> [PROBLEM DESCRIPTION]: Copy out each line below that has the word "matplotlib" in it.

> [GIVEN INFORMATION]:

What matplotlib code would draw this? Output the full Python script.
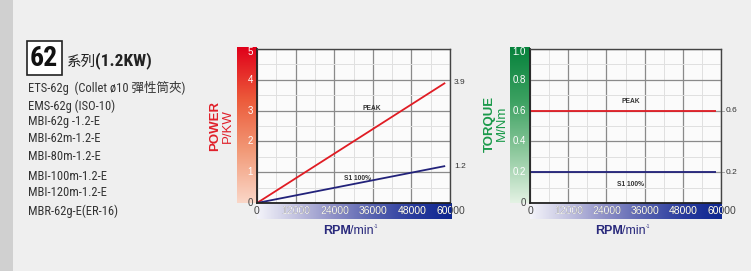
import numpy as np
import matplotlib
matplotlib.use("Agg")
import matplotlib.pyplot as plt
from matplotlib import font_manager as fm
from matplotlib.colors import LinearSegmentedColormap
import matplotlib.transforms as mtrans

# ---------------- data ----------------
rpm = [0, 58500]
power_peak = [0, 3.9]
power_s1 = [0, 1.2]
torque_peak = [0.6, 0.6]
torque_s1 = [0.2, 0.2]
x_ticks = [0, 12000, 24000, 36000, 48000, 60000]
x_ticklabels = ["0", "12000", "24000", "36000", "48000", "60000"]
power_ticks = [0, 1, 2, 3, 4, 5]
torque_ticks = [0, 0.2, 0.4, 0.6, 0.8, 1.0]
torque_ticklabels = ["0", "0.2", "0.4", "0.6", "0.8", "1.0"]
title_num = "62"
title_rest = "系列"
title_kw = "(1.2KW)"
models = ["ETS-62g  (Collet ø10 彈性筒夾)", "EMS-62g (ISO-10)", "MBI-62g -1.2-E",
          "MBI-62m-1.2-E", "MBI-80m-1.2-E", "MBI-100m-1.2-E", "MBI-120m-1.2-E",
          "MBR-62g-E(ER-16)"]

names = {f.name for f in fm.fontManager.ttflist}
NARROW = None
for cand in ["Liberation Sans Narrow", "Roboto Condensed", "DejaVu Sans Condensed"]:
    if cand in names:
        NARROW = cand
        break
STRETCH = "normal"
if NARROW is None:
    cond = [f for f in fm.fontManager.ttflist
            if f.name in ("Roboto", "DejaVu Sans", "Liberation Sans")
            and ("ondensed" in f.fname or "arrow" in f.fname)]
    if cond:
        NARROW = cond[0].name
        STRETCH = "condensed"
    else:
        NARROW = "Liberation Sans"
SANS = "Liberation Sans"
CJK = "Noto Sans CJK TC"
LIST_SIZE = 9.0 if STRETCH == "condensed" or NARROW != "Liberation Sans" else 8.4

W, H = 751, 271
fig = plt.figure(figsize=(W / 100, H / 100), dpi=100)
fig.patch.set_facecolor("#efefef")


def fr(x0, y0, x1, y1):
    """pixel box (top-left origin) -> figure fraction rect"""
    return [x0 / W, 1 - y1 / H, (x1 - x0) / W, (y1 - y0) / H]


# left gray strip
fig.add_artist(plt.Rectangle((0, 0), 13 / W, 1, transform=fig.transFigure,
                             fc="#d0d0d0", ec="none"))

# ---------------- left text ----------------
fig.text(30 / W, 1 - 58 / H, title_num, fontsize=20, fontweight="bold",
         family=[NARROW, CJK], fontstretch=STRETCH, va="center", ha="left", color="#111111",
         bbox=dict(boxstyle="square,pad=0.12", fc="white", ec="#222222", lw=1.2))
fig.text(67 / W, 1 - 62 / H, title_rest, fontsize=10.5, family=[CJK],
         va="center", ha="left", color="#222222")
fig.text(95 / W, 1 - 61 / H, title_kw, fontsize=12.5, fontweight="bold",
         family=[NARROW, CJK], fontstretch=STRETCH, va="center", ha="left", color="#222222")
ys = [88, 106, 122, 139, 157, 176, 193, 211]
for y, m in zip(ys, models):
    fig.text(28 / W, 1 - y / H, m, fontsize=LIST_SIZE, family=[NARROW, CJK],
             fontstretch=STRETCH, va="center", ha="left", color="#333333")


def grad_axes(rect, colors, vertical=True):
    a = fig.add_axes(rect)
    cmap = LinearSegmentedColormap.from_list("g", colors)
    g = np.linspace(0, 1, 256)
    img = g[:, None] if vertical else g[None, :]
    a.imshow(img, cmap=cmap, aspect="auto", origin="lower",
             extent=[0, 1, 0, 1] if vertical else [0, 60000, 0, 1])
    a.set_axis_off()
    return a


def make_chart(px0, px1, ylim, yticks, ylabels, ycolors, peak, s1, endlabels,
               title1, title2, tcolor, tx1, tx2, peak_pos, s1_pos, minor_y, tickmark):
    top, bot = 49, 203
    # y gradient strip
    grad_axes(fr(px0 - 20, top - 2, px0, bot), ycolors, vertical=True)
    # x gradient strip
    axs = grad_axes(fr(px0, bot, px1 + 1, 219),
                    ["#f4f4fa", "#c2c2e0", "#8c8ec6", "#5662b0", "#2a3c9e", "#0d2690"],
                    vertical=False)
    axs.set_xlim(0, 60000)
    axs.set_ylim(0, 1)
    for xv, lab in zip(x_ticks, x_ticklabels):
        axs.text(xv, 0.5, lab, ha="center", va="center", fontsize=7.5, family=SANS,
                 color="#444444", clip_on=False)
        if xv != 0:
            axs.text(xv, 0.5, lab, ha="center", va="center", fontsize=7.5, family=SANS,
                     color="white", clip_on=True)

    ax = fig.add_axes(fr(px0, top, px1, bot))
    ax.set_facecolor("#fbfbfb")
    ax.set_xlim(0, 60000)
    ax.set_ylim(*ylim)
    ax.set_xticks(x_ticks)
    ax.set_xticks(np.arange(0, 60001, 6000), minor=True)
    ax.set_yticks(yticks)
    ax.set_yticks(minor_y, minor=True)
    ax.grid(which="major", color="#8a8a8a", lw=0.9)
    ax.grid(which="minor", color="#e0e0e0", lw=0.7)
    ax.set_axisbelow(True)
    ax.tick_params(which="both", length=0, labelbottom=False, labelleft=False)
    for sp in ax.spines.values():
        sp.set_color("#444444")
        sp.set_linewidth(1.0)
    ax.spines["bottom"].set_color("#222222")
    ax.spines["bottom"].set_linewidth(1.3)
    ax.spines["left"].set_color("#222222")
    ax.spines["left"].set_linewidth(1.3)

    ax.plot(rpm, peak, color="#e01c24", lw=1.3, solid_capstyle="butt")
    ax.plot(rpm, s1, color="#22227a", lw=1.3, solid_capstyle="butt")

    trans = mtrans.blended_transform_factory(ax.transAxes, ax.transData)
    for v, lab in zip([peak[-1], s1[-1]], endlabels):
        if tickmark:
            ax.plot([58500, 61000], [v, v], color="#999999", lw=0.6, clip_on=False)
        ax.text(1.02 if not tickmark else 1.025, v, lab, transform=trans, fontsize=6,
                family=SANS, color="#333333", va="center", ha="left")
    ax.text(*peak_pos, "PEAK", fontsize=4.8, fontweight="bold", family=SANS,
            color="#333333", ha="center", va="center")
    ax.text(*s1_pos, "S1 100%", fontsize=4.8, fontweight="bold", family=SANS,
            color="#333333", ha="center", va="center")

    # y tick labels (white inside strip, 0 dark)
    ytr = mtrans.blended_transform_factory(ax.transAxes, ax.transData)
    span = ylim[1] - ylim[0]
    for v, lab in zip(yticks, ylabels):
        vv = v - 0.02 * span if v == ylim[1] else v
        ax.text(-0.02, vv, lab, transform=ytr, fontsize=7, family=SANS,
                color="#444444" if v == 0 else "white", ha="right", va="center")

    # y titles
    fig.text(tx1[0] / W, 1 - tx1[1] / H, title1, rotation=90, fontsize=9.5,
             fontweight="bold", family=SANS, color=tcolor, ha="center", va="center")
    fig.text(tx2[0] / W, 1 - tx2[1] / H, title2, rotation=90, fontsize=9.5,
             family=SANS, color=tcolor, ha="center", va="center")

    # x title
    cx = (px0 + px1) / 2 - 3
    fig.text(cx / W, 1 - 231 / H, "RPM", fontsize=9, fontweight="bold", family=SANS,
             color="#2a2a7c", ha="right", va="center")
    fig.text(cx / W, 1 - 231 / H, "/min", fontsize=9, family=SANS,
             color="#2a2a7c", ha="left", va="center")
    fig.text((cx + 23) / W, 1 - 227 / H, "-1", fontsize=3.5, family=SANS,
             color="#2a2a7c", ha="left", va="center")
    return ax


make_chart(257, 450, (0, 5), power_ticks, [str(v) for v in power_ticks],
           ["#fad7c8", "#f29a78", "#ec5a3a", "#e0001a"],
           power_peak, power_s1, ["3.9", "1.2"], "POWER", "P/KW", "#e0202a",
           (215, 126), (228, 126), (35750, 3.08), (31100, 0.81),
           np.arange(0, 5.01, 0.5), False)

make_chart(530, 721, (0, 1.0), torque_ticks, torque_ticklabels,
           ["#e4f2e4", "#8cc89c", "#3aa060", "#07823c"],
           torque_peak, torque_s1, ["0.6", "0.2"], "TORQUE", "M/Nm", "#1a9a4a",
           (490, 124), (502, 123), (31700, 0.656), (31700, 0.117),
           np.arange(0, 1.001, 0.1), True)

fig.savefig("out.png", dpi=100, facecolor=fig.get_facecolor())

> [OUTPUT]:
What matplotlib code would draw this? Output the full Python script.
import matplotlib
matplotlib.use("Agg")
import matplotlib.pyplot as plt
from matplotlib import font_manager as fm
from matplotlib.colors import LinearSegmentedColormap
import matplotlib.transforms as mtrans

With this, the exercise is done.